Recommended and required connection properties

Required Connection Property Type Value

Yes

Name Text The unique name of your connection. Do not use spaces in your connection name and only use valid characters.

Yes

Connection URL String

The connection string path of your HDFS connection. The path must start with hdfs:// and point to the root bucket, not a sub-folder.

Example hdfs://<name node>:8020/

Yes

Target Agent Option The Agent used to submit your DQ Jobs.

Yes

Auth Type Option

The method to authenticate your connection.

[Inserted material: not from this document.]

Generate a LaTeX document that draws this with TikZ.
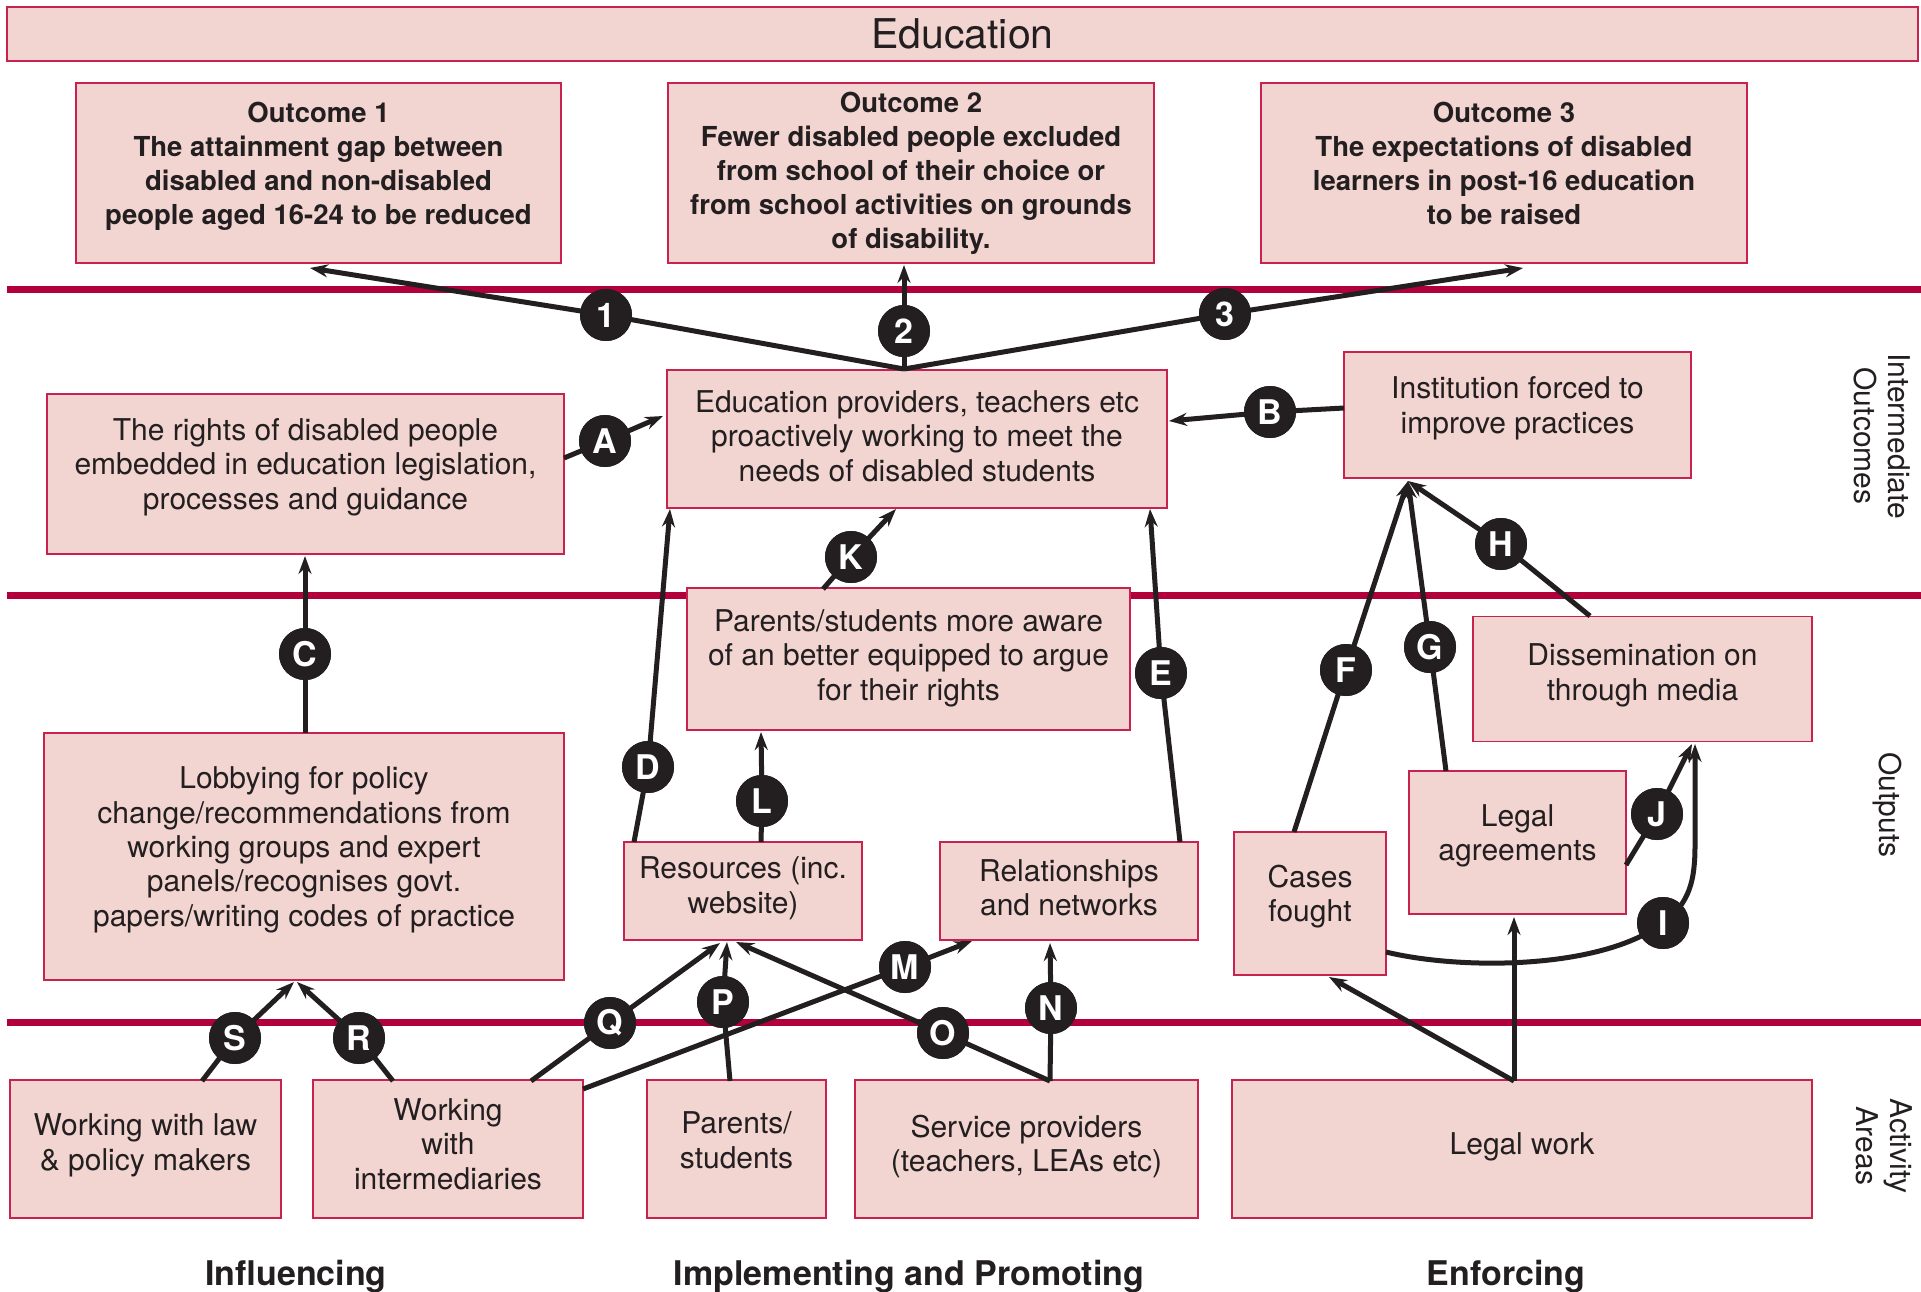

Note The configuration requirements are different depending on the Auth Type you select. See Authentication for more details on available authentication types.

Yes

Save Credentials Option Select this option after you enter your connection details.

No

Properties String

The configurable driver properties for your connection. Multiple properties must be comma delimited. For example, abc=123,test=true

To ensure that your remote procedures are secure within Collibra DQ, we recommend defining the following driver property:

hadoop.rpc.protection=privacy

Authentication

Select an authentication type from the dropdown menu. The options available in the dropdown menu are the currently supported authentication types for this data source.

Field Description
Principal The service principal used to let Collibra DQ access your connection.

Key

The keytab used to authorize your connection.
TGT

The Ticket Granting Ticket used to authorize your connection.